Sommes allés voir soap-opera et film science fiction, une double dose pour nourrir nos inconscients. Jade me récitait son gimmick "cela donne à réfléchir", le poussant dans une théâtralité qui attestait de sa conscience du cliché. Le rire nous secouait, communicatif. J'aime la subtilité de son être déjà aguerri à l'ironie, à la distance, à l'observation des détours du langage.
"Skyfall" se laisse digérer, mais la musique et la voix transportent, les images impriment l'esprit d'improbables chorégraphies, Bond fait ses bonds comme un kangouro dans son éniéme course. Le visage de Craig n'effacera pas Sean, la théâtralité ne gagne pas de l'accroissement de la vitesse. "Même pas peur" confirme la main de Jade à la mienne.
"The looper" est plus étrange, la narration non linéaire, le bon aussi méchant, le tueur court après lui même.
Sa main me serre, le pop corn pour le sucré et la menace dans un champ de maïs, le cocasse isn'it.
Je lui avoue combien cette drôle d'allégorie me connecte à ma propre histoire. Je ne dis pas tout.
Ne se sont faufilées que d'anciennes rémanences : se trouver en face de son géniteur, le visage "che guevara" pour voir la gueule du coiffeur qui lèvera le masque et puis ce choc de la ressemblance et l'effroi in vivo de son devenir et la fuite pour issue.
En ce temps les livres de PH K Dick s'empilait sur ma table de chevet, "substance mort" toujours à portée de la main, cette étrange histoire de l'espion de soi-même dans une AmeriKKKe sans illusion. Toujours eu une grande affection pour cet auteur. Jamais autant en moi, des écrits ont déplacé ma pensée. Jamais autant le réel de ce monde m'est apparu palpable dans les télétransportations dickiennes. Jamais nos aliénations m'ont été autant familières.
Comment dire à un enfant combien la lecture a plus de magie qu'un écran plat, combien nos propres intelligences, nos propres perceptions s'approprient d'un récit et l'entraînent dans le tréfonds de nos quêtes, là où la dictature de l'image ne vous glissera pas.
J'avais donné à cet enfant un prénom secret qu'elle n'aimait pas.

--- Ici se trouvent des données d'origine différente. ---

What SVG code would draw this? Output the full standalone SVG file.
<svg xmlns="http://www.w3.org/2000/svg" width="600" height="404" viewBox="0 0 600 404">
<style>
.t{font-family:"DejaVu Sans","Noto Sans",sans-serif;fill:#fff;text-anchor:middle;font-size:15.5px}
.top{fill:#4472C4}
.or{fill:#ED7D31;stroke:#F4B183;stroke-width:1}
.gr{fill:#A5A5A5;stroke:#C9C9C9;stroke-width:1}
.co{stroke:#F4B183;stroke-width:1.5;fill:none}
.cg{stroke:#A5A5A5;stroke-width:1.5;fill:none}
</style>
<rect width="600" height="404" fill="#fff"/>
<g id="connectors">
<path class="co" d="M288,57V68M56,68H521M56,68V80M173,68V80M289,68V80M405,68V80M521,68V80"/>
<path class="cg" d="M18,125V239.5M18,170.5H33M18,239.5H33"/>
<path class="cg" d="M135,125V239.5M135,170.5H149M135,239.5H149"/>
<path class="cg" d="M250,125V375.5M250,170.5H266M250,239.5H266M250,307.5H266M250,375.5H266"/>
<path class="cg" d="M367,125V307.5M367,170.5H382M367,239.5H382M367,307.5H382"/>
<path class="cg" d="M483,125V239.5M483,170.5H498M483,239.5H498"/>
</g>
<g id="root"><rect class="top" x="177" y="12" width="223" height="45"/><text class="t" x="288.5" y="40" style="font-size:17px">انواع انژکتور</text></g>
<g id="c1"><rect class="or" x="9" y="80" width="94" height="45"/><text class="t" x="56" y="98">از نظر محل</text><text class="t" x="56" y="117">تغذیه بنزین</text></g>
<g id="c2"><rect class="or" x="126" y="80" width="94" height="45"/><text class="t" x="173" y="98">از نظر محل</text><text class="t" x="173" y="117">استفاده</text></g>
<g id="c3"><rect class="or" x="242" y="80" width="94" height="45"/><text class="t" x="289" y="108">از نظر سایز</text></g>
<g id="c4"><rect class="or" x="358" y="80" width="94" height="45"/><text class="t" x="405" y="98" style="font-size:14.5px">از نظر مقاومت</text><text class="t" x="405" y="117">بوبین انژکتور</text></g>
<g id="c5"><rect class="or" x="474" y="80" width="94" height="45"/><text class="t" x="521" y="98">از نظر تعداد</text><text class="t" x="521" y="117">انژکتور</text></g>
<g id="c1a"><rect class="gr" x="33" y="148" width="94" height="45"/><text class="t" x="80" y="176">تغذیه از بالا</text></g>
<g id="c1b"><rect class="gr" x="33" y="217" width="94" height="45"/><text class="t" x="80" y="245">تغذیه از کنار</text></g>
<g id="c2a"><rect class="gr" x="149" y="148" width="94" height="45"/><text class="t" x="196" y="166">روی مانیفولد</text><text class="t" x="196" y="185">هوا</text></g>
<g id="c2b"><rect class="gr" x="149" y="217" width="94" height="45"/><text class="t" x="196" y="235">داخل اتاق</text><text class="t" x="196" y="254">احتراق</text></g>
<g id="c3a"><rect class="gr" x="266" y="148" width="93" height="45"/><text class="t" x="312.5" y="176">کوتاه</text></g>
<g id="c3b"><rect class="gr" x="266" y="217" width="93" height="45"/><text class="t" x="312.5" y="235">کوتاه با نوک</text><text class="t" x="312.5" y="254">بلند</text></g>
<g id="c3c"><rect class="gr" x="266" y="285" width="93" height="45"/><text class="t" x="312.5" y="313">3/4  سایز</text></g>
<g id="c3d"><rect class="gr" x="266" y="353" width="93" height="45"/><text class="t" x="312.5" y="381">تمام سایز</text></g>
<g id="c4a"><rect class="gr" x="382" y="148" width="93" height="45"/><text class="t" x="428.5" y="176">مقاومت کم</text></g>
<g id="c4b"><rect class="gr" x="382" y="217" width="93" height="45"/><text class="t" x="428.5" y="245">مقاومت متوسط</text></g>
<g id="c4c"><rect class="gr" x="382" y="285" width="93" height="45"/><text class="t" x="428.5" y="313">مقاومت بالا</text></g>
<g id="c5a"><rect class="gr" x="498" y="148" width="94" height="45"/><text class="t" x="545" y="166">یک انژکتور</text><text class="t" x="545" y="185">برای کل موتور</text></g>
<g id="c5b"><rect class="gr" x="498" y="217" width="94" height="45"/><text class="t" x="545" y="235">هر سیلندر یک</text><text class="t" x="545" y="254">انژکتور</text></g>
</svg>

Le nom d'un lieu, au loin dans le passé, là où le livre narre le vain orgueil des hommes face au ciel. Un point où les hommes devenus cultivateurs bâtirent la ville. Un point en Mésopotamie. Avoir un nom de ville comme prénom, comme une invitation à décoller de soi-même, à se relier aux autres, à percevoir qu'il n'y a pas d'existence hors de la relation. Auréoler son enfant d'un marqueur trop signifiant peut être contre productif, Jade programma le titre d'Adèle.

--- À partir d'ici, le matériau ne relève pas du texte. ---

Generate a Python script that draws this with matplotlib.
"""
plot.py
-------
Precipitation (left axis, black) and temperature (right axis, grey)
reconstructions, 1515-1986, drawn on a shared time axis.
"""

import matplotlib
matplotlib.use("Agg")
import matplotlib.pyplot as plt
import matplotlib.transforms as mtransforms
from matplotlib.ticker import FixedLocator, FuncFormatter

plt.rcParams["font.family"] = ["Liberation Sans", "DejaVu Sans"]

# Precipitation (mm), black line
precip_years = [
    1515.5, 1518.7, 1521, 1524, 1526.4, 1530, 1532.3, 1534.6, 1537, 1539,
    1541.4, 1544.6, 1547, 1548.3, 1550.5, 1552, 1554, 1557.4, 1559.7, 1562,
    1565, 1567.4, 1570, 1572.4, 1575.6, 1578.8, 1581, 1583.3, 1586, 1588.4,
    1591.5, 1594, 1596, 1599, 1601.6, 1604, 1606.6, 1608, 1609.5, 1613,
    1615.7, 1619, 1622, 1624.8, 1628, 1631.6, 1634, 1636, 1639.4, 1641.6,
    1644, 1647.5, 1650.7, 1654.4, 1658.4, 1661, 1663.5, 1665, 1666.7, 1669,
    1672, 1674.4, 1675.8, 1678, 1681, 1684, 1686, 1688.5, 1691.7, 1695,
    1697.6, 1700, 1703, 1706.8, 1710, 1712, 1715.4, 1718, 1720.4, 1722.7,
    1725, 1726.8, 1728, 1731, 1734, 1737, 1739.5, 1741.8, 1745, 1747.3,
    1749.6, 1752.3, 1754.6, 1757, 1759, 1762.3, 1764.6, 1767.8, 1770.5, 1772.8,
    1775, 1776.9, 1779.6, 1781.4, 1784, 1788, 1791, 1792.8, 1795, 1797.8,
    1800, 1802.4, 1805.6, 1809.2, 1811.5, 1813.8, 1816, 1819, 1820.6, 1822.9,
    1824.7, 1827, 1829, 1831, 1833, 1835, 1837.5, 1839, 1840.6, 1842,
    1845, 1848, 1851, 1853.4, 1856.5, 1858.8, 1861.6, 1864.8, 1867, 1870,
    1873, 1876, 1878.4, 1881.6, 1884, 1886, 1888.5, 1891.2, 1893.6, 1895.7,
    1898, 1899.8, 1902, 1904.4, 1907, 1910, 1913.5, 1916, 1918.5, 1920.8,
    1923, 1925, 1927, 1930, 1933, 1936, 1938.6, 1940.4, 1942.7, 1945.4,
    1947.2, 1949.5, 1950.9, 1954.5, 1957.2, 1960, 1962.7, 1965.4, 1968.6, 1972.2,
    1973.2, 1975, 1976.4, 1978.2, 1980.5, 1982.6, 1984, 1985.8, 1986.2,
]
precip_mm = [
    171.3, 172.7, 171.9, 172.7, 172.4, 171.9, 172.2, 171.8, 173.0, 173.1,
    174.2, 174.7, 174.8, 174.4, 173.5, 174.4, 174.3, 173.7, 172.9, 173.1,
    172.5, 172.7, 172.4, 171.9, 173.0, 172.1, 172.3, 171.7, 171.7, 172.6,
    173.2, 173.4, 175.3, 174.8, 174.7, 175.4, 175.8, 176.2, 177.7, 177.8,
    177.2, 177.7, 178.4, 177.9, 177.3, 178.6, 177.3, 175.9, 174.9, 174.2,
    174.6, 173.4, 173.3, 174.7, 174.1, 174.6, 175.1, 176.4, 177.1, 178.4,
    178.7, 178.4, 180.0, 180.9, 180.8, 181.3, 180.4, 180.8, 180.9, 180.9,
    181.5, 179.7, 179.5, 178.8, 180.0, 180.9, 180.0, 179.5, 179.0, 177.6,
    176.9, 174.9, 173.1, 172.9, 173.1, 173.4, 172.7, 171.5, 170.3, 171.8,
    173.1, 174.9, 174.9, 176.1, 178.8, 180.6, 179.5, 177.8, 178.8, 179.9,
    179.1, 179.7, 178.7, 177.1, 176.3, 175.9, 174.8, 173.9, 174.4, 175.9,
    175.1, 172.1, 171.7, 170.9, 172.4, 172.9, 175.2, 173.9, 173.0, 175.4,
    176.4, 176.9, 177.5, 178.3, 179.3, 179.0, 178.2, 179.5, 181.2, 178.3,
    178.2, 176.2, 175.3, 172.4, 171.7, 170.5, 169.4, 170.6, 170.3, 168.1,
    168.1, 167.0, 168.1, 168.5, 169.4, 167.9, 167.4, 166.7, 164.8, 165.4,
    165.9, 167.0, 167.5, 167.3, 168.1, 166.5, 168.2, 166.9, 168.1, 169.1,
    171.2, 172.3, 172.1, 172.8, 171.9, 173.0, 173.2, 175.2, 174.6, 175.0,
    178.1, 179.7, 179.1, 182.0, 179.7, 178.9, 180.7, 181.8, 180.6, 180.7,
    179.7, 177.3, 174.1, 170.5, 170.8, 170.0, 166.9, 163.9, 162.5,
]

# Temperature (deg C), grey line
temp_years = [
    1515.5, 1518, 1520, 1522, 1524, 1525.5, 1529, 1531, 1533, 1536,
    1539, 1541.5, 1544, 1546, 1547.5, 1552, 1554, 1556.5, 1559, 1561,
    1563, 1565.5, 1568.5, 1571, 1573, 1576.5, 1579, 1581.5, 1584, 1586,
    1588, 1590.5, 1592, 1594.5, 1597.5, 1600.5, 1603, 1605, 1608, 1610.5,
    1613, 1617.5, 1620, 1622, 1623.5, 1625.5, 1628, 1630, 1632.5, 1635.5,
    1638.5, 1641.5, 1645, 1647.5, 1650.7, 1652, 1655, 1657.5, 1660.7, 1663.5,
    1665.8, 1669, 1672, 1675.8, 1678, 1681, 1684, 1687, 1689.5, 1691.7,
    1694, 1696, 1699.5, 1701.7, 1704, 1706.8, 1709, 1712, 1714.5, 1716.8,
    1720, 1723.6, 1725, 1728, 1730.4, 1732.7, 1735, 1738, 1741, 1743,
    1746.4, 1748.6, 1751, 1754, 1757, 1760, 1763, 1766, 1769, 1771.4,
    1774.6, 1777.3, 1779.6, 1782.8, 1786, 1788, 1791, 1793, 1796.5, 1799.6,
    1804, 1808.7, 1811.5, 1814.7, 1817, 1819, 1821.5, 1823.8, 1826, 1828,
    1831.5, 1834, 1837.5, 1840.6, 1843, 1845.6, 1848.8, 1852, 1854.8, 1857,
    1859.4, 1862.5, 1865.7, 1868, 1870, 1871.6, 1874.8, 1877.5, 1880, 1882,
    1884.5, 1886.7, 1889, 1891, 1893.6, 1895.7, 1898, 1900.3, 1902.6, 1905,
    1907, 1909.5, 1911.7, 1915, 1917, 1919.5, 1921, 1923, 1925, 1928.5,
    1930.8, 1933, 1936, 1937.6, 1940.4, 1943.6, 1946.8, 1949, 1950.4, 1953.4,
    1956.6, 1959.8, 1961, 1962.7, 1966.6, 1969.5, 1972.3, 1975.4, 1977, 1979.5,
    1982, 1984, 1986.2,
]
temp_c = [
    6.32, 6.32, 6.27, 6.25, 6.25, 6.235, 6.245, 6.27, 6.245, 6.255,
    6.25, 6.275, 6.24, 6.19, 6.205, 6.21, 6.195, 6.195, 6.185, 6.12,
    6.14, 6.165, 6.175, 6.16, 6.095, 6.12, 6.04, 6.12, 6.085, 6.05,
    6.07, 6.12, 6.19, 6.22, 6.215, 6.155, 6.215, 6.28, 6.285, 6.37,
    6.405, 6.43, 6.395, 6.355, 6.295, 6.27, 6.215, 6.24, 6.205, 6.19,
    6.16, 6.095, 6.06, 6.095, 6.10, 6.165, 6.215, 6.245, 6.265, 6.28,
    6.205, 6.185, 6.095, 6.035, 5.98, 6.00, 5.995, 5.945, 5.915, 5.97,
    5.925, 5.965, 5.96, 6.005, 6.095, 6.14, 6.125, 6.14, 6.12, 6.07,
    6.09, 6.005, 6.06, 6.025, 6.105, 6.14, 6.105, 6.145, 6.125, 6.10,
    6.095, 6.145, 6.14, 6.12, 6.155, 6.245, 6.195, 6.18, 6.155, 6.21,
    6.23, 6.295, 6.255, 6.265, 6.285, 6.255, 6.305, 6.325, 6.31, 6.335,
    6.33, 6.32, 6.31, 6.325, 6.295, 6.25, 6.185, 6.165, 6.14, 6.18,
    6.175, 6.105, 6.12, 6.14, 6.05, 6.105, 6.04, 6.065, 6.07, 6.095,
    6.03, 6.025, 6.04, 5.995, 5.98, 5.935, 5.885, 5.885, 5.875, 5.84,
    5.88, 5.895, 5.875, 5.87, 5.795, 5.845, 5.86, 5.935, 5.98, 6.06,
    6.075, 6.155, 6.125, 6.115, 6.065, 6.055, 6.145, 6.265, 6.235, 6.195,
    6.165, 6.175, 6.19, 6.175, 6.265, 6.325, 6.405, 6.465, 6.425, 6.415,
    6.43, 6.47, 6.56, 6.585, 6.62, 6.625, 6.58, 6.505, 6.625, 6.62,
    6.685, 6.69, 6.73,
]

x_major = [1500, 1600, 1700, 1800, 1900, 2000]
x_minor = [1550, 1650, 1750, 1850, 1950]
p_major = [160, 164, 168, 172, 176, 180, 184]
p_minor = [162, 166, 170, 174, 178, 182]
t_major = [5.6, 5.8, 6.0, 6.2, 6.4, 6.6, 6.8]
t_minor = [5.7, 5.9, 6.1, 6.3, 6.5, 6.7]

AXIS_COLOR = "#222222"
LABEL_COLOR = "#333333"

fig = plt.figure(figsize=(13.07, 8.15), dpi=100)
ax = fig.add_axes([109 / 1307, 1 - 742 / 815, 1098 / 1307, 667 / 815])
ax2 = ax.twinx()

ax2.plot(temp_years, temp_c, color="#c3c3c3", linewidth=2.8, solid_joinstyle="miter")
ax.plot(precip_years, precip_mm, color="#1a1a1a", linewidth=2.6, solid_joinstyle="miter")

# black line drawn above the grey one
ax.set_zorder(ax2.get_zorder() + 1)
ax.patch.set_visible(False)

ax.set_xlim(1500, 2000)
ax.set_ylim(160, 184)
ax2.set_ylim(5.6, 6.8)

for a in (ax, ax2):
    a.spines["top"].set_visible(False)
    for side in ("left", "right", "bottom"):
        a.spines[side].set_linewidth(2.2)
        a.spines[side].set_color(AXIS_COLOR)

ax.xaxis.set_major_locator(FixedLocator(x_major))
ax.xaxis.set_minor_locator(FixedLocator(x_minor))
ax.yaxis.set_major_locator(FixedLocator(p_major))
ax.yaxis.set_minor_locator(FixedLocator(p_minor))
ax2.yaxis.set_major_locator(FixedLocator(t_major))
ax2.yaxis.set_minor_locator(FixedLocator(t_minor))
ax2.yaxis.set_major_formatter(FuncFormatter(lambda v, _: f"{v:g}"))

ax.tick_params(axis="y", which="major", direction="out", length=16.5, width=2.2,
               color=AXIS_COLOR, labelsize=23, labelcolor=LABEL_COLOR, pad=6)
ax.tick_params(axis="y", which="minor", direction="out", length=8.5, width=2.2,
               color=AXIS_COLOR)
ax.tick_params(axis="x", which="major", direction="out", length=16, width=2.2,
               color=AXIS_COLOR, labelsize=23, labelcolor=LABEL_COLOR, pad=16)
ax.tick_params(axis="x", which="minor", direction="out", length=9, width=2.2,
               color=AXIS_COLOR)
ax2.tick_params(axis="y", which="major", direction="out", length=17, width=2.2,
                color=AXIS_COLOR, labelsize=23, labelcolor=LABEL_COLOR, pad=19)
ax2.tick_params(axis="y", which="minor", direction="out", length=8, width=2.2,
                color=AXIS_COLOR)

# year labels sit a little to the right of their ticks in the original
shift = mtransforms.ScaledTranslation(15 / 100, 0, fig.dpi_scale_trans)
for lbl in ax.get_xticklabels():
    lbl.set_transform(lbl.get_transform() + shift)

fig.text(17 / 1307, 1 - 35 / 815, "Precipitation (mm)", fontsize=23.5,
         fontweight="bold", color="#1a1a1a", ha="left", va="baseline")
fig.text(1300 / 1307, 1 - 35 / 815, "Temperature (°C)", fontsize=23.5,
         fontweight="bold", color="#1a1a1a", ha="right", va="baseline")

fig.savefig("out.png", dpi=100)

Il était question de ciel et de chutes. Il ne me vint pas à l'idée de sourire. Jade baissa le son et ajouta "Papa, j'aimerai faire mes études aux Etats Unis". Elle dût discerner le mouvement d'une ride à mon visage et précisa "ou en Angleterre, tu sais, j'aime vraiment l'anglais"
-we will stand tall and face it all- égrenait la chanteuse d'outre atlantique. Le temps de la dispersion s'énonçait comme un désir. L'enfant avait bien grandi.